▸ **Instructions for the task**
Pick out every line of the entries below where "that" occurs, and copy those lines.

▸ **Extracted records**
┌──

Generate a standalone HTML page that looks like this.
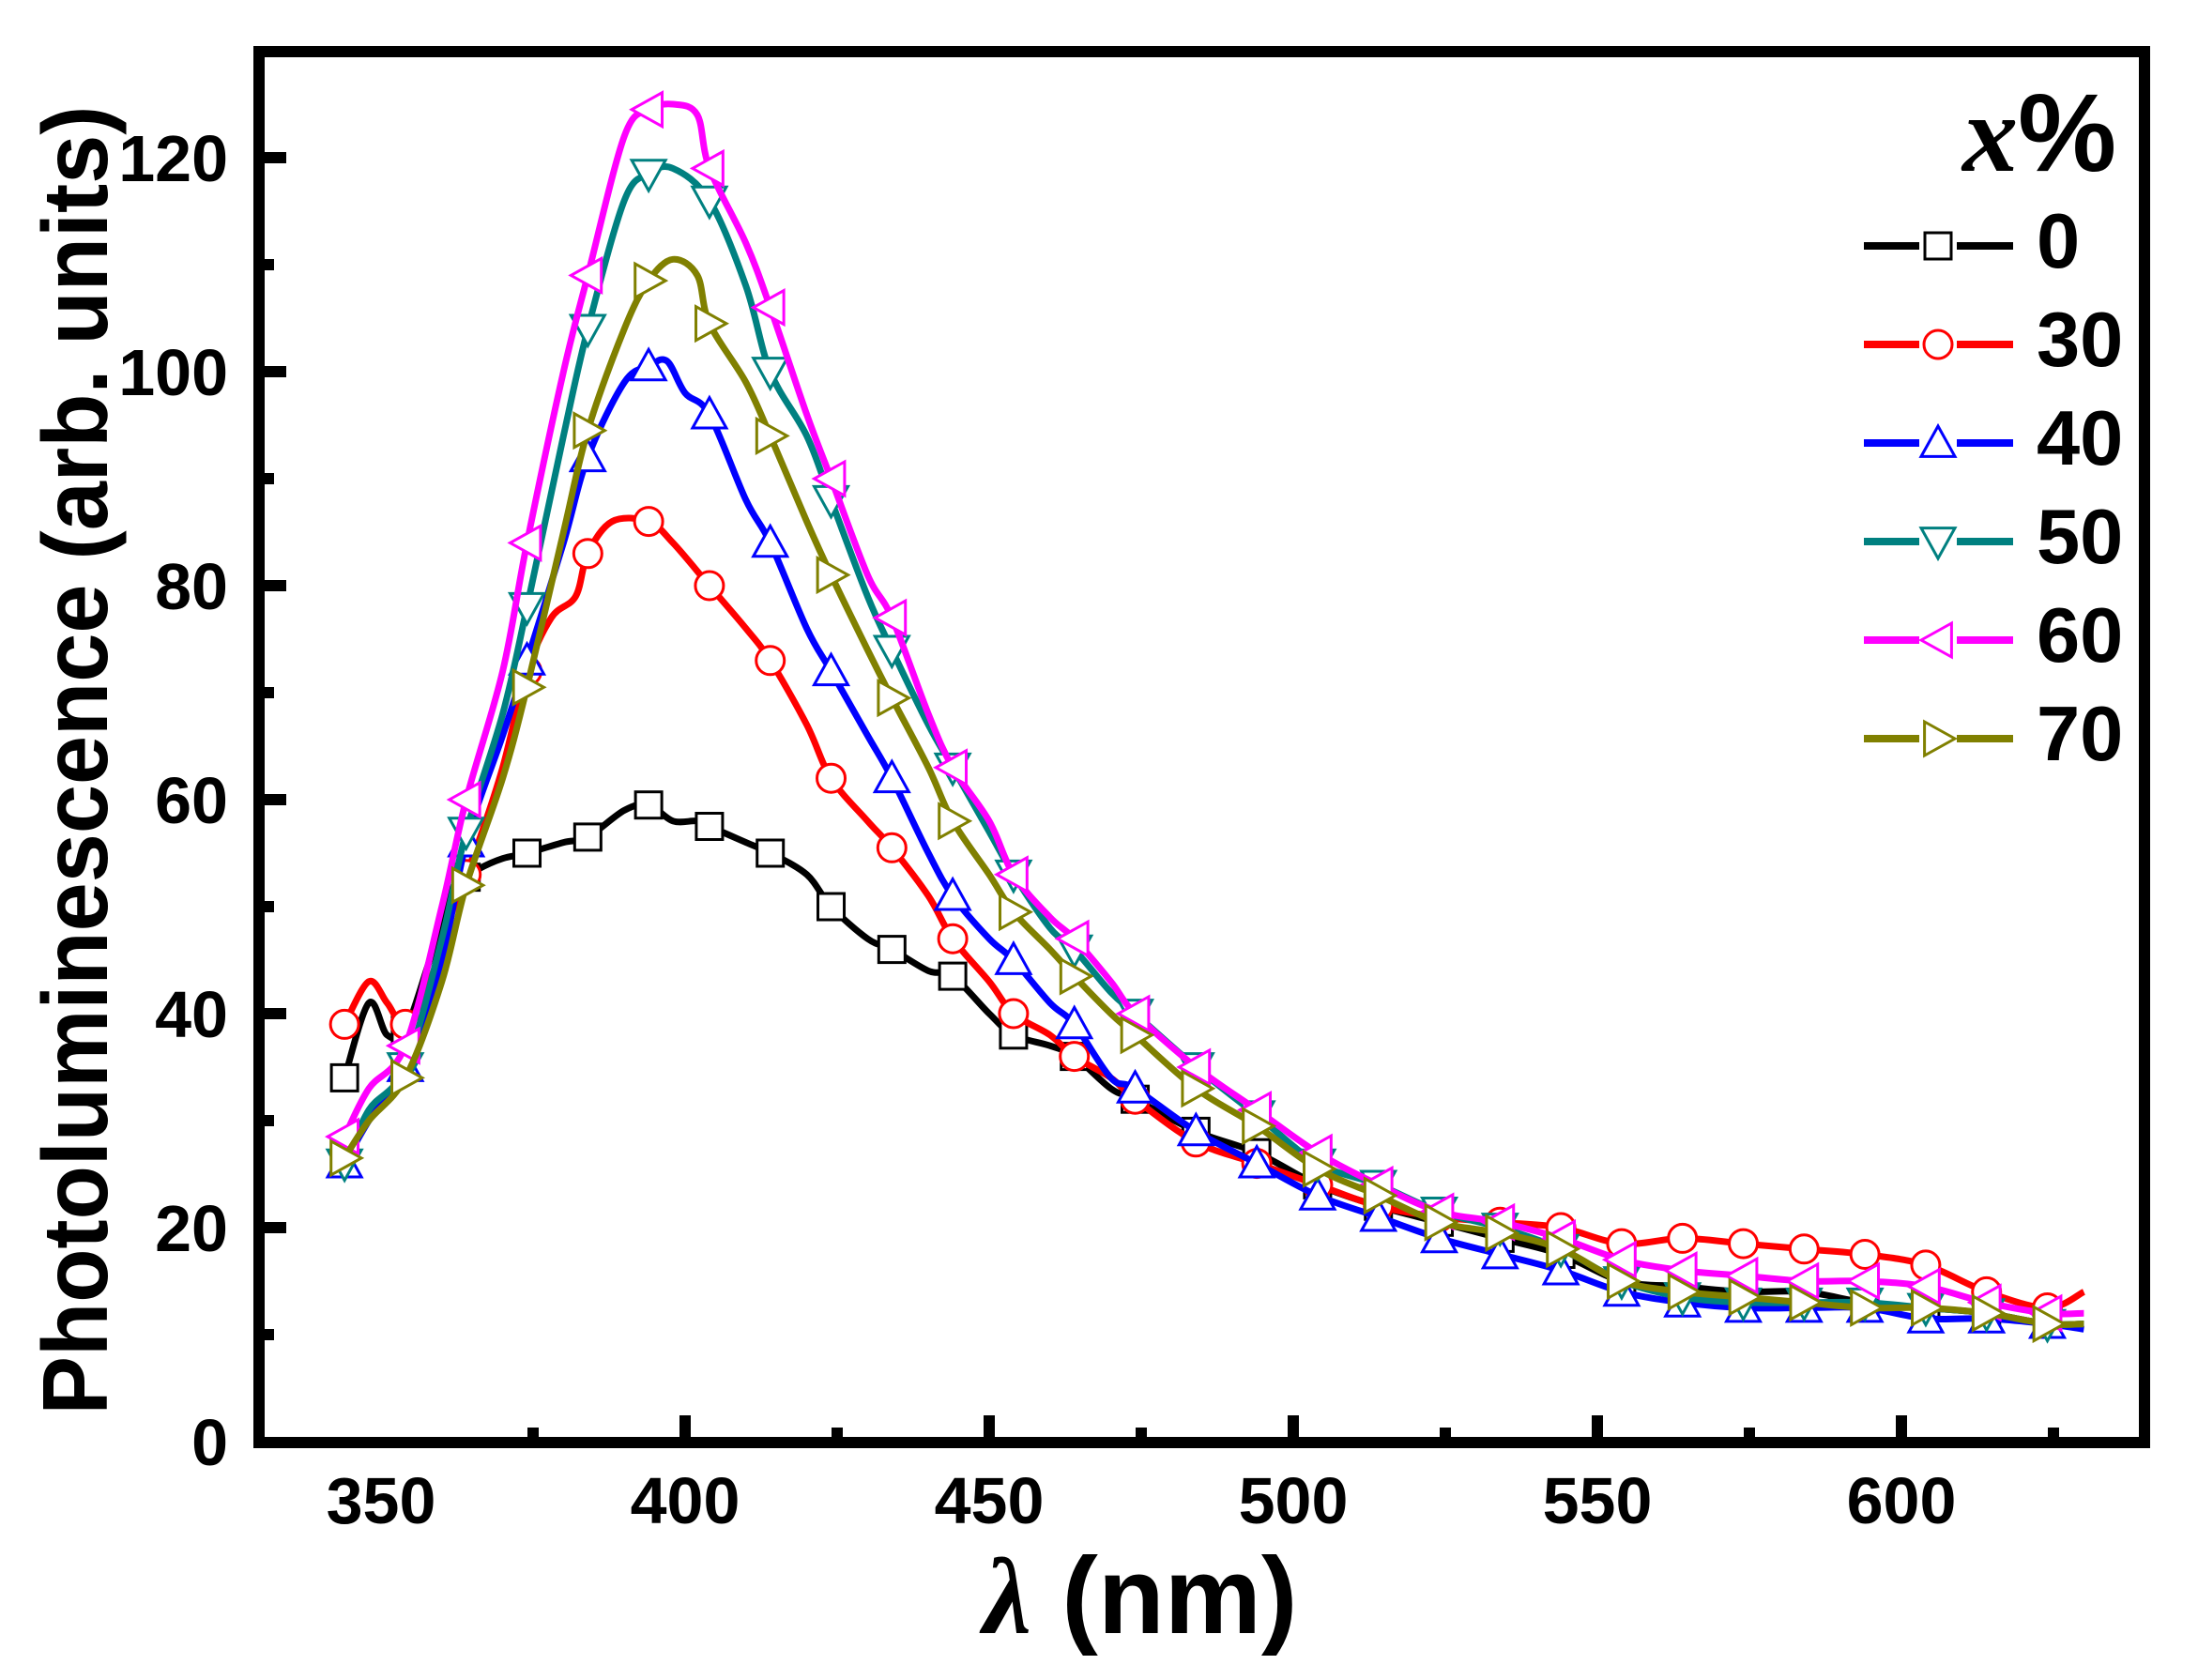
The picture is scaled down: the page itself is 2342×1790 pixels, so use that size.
<!DOCTYPE html>
<html><head><meta charset="utf-8">
<style>
html,body{margin:0;padding:0;background:#fff;}
svg{display:block;}
text{font-family:"Liberation Sans",Arial,sans-serif;font-weight:bold;fill:#000;}
</style></head>
<body>
<svg id="s" width="2342" height="1790" viewBox="0 0 2342 1790" xmlns="http://www.w3.org/2000/svg">
<rect width="2342" height="1790" fill="#fff"/>
<g id="series"></g>
<!-- frame -->
<rect x="276" y="55" width="2009" height="1482" fill="none" stroke="#000" stroke-width="12"/>
<g id="ticks" stroke="#000" stroke-width="12"></g>
<!-- y labels -->
<g font-size="70" text-anchor="end">
<text x="243" y="1561">0</text>
<text x="243" y="1333">20</text>
<text x="243" y="1105">40</text>
<text x="243" y="877">60</text>
<text x="243" y="649">80</text>
<text x="243" y="421">100</text>
<text x="243" y="193">120</text>
</g>
<g font-size="70" text-anchor="middle">
<text x="406" y="1623">350</text>
<text x="730" y="1623">400</text>
<text x="1054" y="1623">450</text>
<text x="1378" y="1623">500</text>
<text x="1702" y="1623">550</text>
<text x="2026" y="1623">600</text>
</g>
<text x="1215" y="1740" font-size="116" text-anchor="middle"><tspan font-family="Liberation Serif,serif" font-style="italic">λ</tspan> (nm)</text>
<text transform="translate(114,810) rotate(-90)" font-size="98" text-anchor="middle" textLength="1395" lengthAdjust="spacingAndGlyphs">Photoluminescence (arb. units)</text>
<!-- legend -->
<text x="2255" y="182" font-size="118" text-anchor="end"><tspan font-family="Liberation Serif,serif" font-style="italic">x</tspan>%</text>
<g id="legend"></g>
<g font-size="83">
<text x="2170" y="285">0</text>
<text x="2170" y="390">30</text>
<text x="2170" y="495">40</text>
<text x="2170" y="600">50</text>
<text x="2170" y="705">60</text>
<text x="2170" y="810">70</text>
</g>
</svg>
<script>
var NS="http://www.w3.org/2000/svg";
function X(n){return 406+(n-350)*6.48;}
function Y(v){return 1536-v*11.4;}
function el(t,a,p){var e=document.createElementNS(NS,t);for(var k in a)e.setAttribute(k,a[k]);p.appendChild(e);return e;}
var tk=document.getElementById('ticks');
for(var v=10;v<=130;v+=10){var y=Y(v);if(y<60)break;var L=(v%20==0)?23:10;el('line',{x1:282,y1:y,x2:282+L,y2:y},tk);}
for(var n=375;n<=625;n+=25){var x=X(n);var L=(n%50==0)?23:10;el('line',{x1:x,y1:1531,x2:x,y2:1531-L},tk);}
var D={
k:[[344,34],[348,41],[351,38],[354,38.5],[358,45],[362,52],[366,53.5],[370,54.5],[374,55],[380,56],[384,56.5],[390,59],[394,59.5],[398,58],[402,58],[404,57.5],[410,56],[414,55],[420,53],[424,50],[430,47],[434,46],[440,44],[444,43.5],[450,40],[454,38],[460,37],[464,36],[470,33],[474,32],[484,29],[494,27],[504,24],[514,22],[524,20.5],[534,19],[544,17.5],[554,15],[564,14.5],[574,14],[584,14],[594,13],[604,12.5],[614,12],[624,11],[630,11]],
r:[[344,39],[348,43],[351,41],[354,39],[358,43],[362,50],[366,56],[370,63],[374,72],[378,77],[382,79],[384,83],[388,86],[394,86],[398,84],[404,80],[410,76],[414,73],[420,67],[424,62],[430,58],[434,55.5],[440,51],[444,47],[450,43],[454,40],[460,38],[464,36],[470,34],[474,32],[484,28],[494,26],[504,24],[514,22],[524,21],[534,20.5],[544,20],[554,18.5],[564,19],[574,18.5],[584,18],[594,17.5],[604,16.5],[614,14],[624,12.5],[630,14]],
b:[[344,26],[348,30],[354,35],[360,45],[364,56],[370,66],[374,73],[380,84],[384,92],[390,99],[394,100.5],[397,101],[400,98],[404,96],[410,88],[414,84],[420,76],[424,72],[430,66],[434,62],[440,55],[444,51],[450,47],[454,45],[460,41],[464,39],[470,34],[474,33],[484,29],[494,26],[504,23],[514,21],[524,19],[534,17.5],[544,16],[554,14],[564,13],[574,12.5],[584,12.5],[594,12.5],[604,11.5],[614,11.5],[624,11],[630,10.5]],
t:[[344,26],[348,31],[354,35],[360,47],[364,57],[370,68],[374,78],[380,94],[384,104],[390,116],[394,118.5],[398,119],[404,116],[410,108],[414,100],[420,94],[424,88],[430,79],[434,74],[440,67],[444,63],[450,57],[454,53],[460,48],[464,46],[470,42],[474,40],[484,35],[494,30.5],[504,26],[514,24],[524,21.5],[534,20],[544,18],[554,15],[564,13.5],[574,13],[584,13],[594,13],[604,12.5],[614,12],[624,11],[630,11]],
m:[[344,28.5],[348,33],[354,37],[360,50],[364,60],[370,72],[374,84],[380,100],[384,109],[390,122],[394,124.5],[398,125],[402,124],[404,119],[410,112],[414,106],[420,96],[424,90],[430,81],[434,77],[440,68],[444,63],[450,58],[454,53],[460,49],[464,47],[470,43],[474,40],[484,35],[494,31],[504,27],[514,24],[524,21.5],[534,20.5],[544,19],[554,17],[564,16],[574,15.5],[584,15],[594,15],[604,14.5],[614,13],[624,12],[630,12]],
o:[[344,26.5],[348,30],[354,34],[360,43],[364,52],[370,62],[374,70.5],[380,85],[384,94.5],[390,104],[394,108.5],[398,110.5],[402,109],[404,104.5],[410,99],[414,94],[420,86],[424,81],[430,74],[434,69.5],[440,63],[444,58],[450,53],[454,49.5],[460,46],[464,43.5],[470,40],[474,38],[484,33],[494,29.5],[504,25.5],[514,23],[524,20.5],[534,19.5],[544,18],[554,15],[564,14],[574,13.5],[584,13],[594,12.5],[604,12.5],[614,12],[624,11],[630,11]]};
var S=[['k','#000000','sq'],['r','#ff0000','ci'],['b','#0000ff','up'],['t','#008080','dn'],['m','#ff00ff','lf'],['o','#808000','rt']];
function interp(d,n){for(var i=0;i<d.length-1;i++){if(n>=d[i][0]&&n<=d[i+1][0]){var f=(n-d[i][0])/(d[i+1][0]-d[i][0]);return d[i][1]+f*(d[i+1][1]-d[i][1]);}}return d[d.length-1][1];}
function path(d){var p=d.map(function(a){return [X(a[0]),Y(a[1])];});var s='M'+p[0][0]+','+p[0][1];
for(var i=0;i<p.length-1;i++){var p0=p[Math.max(0,i-1)],p1=p[i],p2=p[i+1],p3=p[Math.min(p.length-1,i+2)];
s+=' C'+(p1[0]+(p2[0]-p0[0])/6)+','+(p1[1]+(p2[1]-p0[1])/6)+' '+(p2[0]-(p3[0]-p1[0])/6)+','+(p2[1]-(p3[1]-p1[1])/6)+' '+p2[0]+','+p2[1];}return s;}
function marker(type,x,y,c,g){var a={fill:'#fff',stroke:c,'stroke-width':3};var r=18;
if(type=='sq'){a.x=x-14;a.y=y-14;a.width=28;a.height=28;el('rect',a,g);}
else if(type=='ci'){a.cx=x;a.cy=y;a.r=15;el('circle',a,g);}
else{var pts;if(type=='up')pts=[[x,y-r],[x+r,y+r*0.8],[x-r,y+r*0.8]];
else if(type=='dn')pts=[[x,y+r],[x+r,y-r*0.8],[x-r,y-r*0.8]];
else if(type=='lf')pts=[[x-r,y],[x+r*0.8,y-r],[x+r*0.8,y+r]];
else pts=[[x+r,y],[x-r*0.8,y-r],[x-r*0.8,y+r]];
a.points=pts.map(function(q){return q.join(',');}).join(' ');el('polygon',a,g);}}
var G=document.getElementById('series');
S.forEach(function(s){var g=el('g',{},G);
el('path',{d:path(D[s[0]]),fill:'none',stroke:s[1],'stroke-width':7,'stroke-linejoin':'round'},g);
for(var n=344;n<=624;n+=10){marker(s[2],X(n),Y(interp(D[s[0]],n)),s[1],g);}});
var LG=document.getElementById('legend');
S.forEach(function(s,i){var y=262+i*105;
el('line',{x1:1986,y1:y,x2:2045,y2:y,stroke:s[1],'stroke-width':8},LG);
el('line',{x1:2085,y1:y,x2:2145,y2:y,stroke:s[1],'stroke-width':8},LG);
marker(s[2],2065,y,s[1],LG);});
</script>
</body></html>
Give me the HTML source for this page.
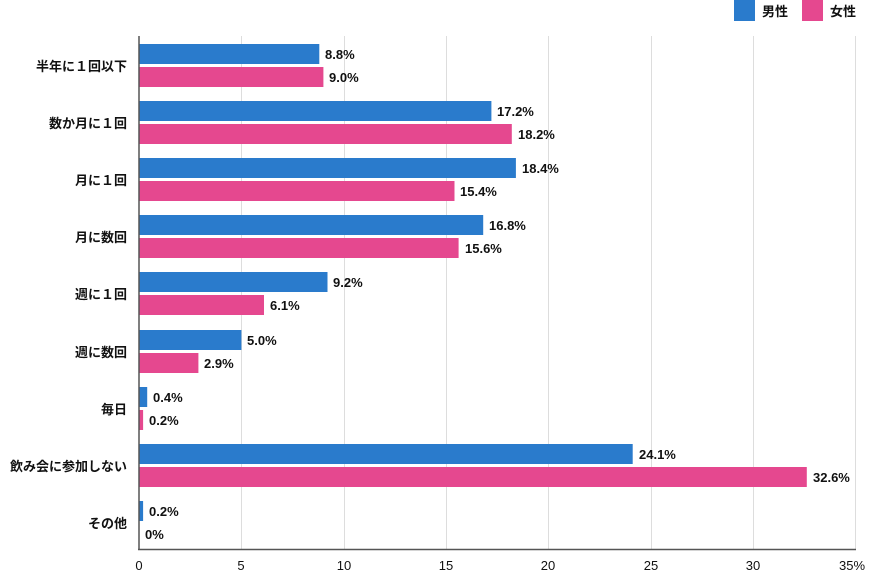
<!DOCTYPE html><html><head><meta charset="utf-8"><style>body{margin:0;background:#fff}text{font-family:"Liberation Sans","Noto Sans CJK JP",sans-serif;font-size:13px;fill:#111;font-weight:bold}text.n{font-weight:normal}</style></head><body>
<svg width="870" height="576" xmlns="http://www.w3.org/2000/svg">
<rect x="734" y="0" width="21" height="21" fill="#2a7bcc"/><text x="762" y="16">男性</text>
<rect x="802" y="0" width="21" height="21" fill="#e5488f"/><text x="830" y="16">女性</text>
<g stroke="#ddd" stroke-width="1">
<line x1="241.5" y1="36" x2="241.5" y2="550"/><line x1="344.5" y1="36" x2="344.5" y2="550"/><line x1="446.5" y1="36" x2="446.5" y2="550"/><line x1="548.5" y1="36" x2="548.5" y2="550"/><line x1="651.5" y1="36" x2="651.5" y2="550"/><line x1="753.5" y1="36" x2="753.5" y2="550"/><line x1="855.5" y1="36" x2="855.5" y2="550"/>
</g>
<g>
<rect x="139" y="44" width="180.3" height="20" fill="#2a7bcc"/><text x="325" y="59">8.8%</text>
<rect x="139" y="67" width="184.4" height="20" fill="#e5488f"/><text x="329" y="82">9.0%</text>
<text x="127" y="71" text-anchor="end">半年に１回以下</text>

<rect x="139" y="101" width="352.4" height="20" fill="#2a7bcc"/><text x="497" y="116">17.2%</text>
<rect x="139" y="124" width="372.8" height="20" fill="#e5488f"/><text x="518" y="139">18.2%</text>
<text x="127" y="128" text-anchor="end">数か月に１回</text>

<rect x="139" y="158" width="376.9" height="20" fill="#2a7bcc"/><text x="522" y="173">18.4%</text>
<rect x="139" y="181" width="315.5" height="20" fill="#e5488f"/><text x="460" y="196">15.4%</text>
<text x="127" y="185" text-anchor="end">月に１回</text>

<rect x="139" y="215" width="344.2" height="20" fill="#2a7bcc"/><text x="489" y="230">16.8%</text>
<rect x="139" y="238" width="319.6" height="20" fill="#e5488f"/><text x="465" y="253">15.6%</text>
<text x="127" y="242" text-anchor="end">月に数回</text>

<rect x="139" y="272" width="188.5" height="20" fill="#2a7bcc"/><text x="333" y="287">9.2%</text>
<rect x="139" y="295" width="125.0" height="20" fill="#e5488f"/><text x="270" y="310">6.1%</text>
<text x="127" y="299" text-anchor="end">週に１回</text>

<rect x="139" y="330" width="102.4" height="20" fill="#2a7bcc"/><text x="247" y="345">5.0%</text>
<rect x="139" y="353" width="59.4" height="20" fill="#e5488f"/><text x="204" y="368">2.9%</text>
<text x="127" y="357" text-anchor="end">週に数回</text>

<rect x="139" y="387" width="8.2" height="20" fill="#2a7bcc"/><text x="153" y="402">0.4%</text>
<rect x="139" y="410" width="4.1" height="20" fill="#e5488f"/><text x="149" y="425">0.2%</text>
<text x="127" y="414" text-anchor="end">毎日</text>

<rect x="139" y="444" width="493.7" height="20" fill="#2a7bcc"/><text x="639" y="459">24.1%</text>
<rect x="139" y="467" width="667.8" height="20" fill="#e5488f"/><text x="813" y="482">32.6%</text>
<text x="127" y="471" text-anchor="end">飲み会に参加しない</text>

<rect x="139" y="501" width="4.1" height="20" fill="#2a7bcc"/><text x="149" y="516">0.2%</text>
<text x="145" y="539">0%</text>
<text x="127" y="528" text-anchor="end">その他</text>
</g>
<line x1="139" y1="36" x2="139" y2="550" stroke="#555" stroke-width="1.5"/>
<line x1="138" y1="549.5" x2="856" y2="549.5" stroke="#555" stroke-width="1.5"/>
<g text-anchor="middle">
<text class="n" x="139" y="570">0</text><text class="n" x="241" y="570">5</text><text class="n" x="344" y="570">10</text><text class="n" x="446" y="570">15</text><text class="n" x="548" y="570">20</text><text class="n" x="651" y="570">25</text><text class="n" x="753" y="570">30</text><text class="n" x="852" y="570">35%</text>
</g>
</svg></body></html>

└──

▸ **Answer below**
Generate a standalone HTML page that looks like this.
The picture is scaled down: the page itself is 2342×1790 pixels, so use that size.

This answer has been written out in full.